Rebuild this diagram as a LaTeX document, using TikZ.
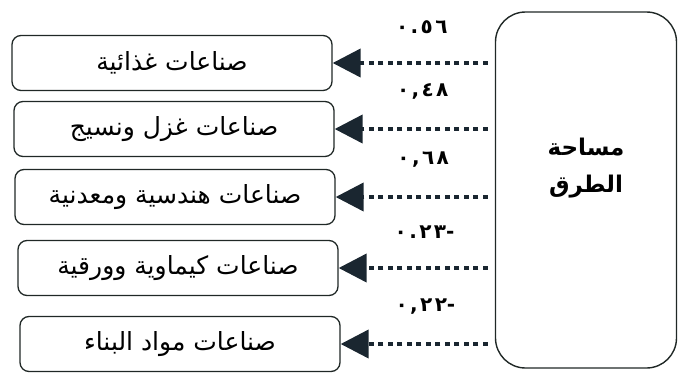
\documentclass[tikz,border=0pt]{standalone}
\usepackage{fontspec}
\usetikzlibrary{arrows.meta,positioning}
\TeXXeTstate=1
\newfontfamily\arabicfont[Script=Arabic]{DejaVu Sans}
\newcommand{\rtl}[1]{\beginR #1\endR}
\definecolor{linkcol}{RGB}{26,38,48}
\definecolor{boxcol}{RGB}{32,40,38}

\begin{document}
\begin{tikzpicture}[x=1pt,y=-1pt]
        \tikzset{sector/.style={draw=boxcol, rounded corners=9pt, line width=1.3pt,
            minimum width=320pt, minimum height=55pt, inner sep=0pt,
            font=\arabicfont\fontsize{25}{28}\selectfont}}
        \tikzset{link/.style={draw=linkcol, line width=4pt,
            dash pattern=on 5pt off 4.5pt, shorten <=7pt,
            -{Triangle[length=28pt,width=28pt]}}}
        \tikzset{coef/.style={font=\arabicfont\bfseries\fontsize{20}{22}\selectfont
              \addfontfeature{LetterSpace=12},
            above=24pt, pos=0.45}}

        \useasboundingbox (0,0) rectangle (685,378);

        % left column
        \node[sector] (food)    at (172,63)  {\rtl{صناعات غذائية}};
        \node[sector] (textile) at (174,129) {\rtl{صناعات غزل ونسيج}};
        \node[sector] (metal)   at (175,197) {\rtl{صناعات هندسية ومعدنية}};
        \node[sector] (chem)    at (178,268) {\rtl{صناعات كيماوية وورقية}};
        \node[sector] (build)   at (180,344) {\rtl{صناعات مواد البناء}};

        % right box
        \node[draw=boxcol, rounded corners=30pt, line width=1.4pt,
              minimum width=181pt, minimum height=356pt,
              label={[align=center, yshift=22pt,
                font=\arabicfont\bfseries\fontsize{23}{37}\selectfont]
                center:\rtl{مساحة}\\\rtl{الطرق}}]
              (roads) at (586,190) {};

        \draw[link] (roads.west |- food.east) -- (food.east)
            node[coef] {٠.٥٦};
        \draw[link] (roads.west |- textile.east) -- (textile.east)
            node[coef] {٠,٤٨};
        \draw[link] (roads.west |- metal.east) -- (metal.east)
            node[coef] {٠,٦٨};
        \draw[link] (roads.west |- chem.east) -- (chem.east)
            node[coef] {٠.٢٣\hbox{-}};
        \draw[link] (roads.west |- build.east) -- (build.east)
            node[coef] {٠,٢٢\hbox{-}};
\end{tikzpicture}
\end{document}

Given problem → Repeat, with no pictures, each line from the beginning of the data through the line containing "(roads) at (586,190)", inclusive.

Written reply →
Rebuild this diagram as a LaTeX document, using TikZ.
\documentclass[tikz,border=0pt]{standalone}
\usepackage{fontspec}
\usetikzlibrary{arrows.meta,positioning}
\TeXXeTstate=1
\newfontfamily\arabicfont[Script=Arabic]{DejaVu Sans}
\newcommand{\rtl}[1]{\beginR #1\endR}
\definecolor{linkcol}{RGB}{26,38,48}
\definecolor{boxcol}{RGB}{32,40,38}

\begin{document}
\begin{tikzpicture}[x=1pt,y=-1pt]
        \tikzset{sector/.style={draw=boxcol, rounded corners=9pt, line width=1.3pt,
            minimum width=320pt, minimum height=55pt, inner sep=0pt,
            font=\arabicfont\fontsize{25}{28}\selectfont}}
        \tikzset{link/.style={draw=linkcol, line width=4pt,
            dash pattern=on 5pt off 4.5pt, shorten <=7pt,
            -{Triangle[length=28pt,width=28pt]}}}
        \tikzset{coef/.style={font=\arabicfont\bfseries\fontsize{20}{22}\selectfont
              \addfontfeature{LetterSpace=12},
            above=24pt, pos=0.45}}

        \useasboundingbox (0,0) rectangle (685,378);

        % left column
        \node[sector] (food)    at (172,63)  {\rtl{صناعات غذائية}};
        \node[sector] (textile) at (174,129) {\rtl{صناعات غزل ونسيج}};
        \node[sector] (metal)   at (175,197) {\rtl{صناعات هندسية ومعدنية}};
        \node[sector] (chem)    at (178,268) {\rtl{صناعات كيماوية وورقية}};
        \node[sector] (build)   at (180,344) {\rtl{صناعات مواد البناء}};

        % right box
        \node[draw=boxcol, rounded corners=30pt, line width=1.4pt,
              minimum width=181pt, minimum height=356pt,
              label={[align=center, yshift=22pt,
                font=\arabicfont\bfseries\fontsize{23}{37}\selectfont]
                center:\rtl{مساحة}\\\rtl{الطرق}}]
              (roads) at (586,190) {};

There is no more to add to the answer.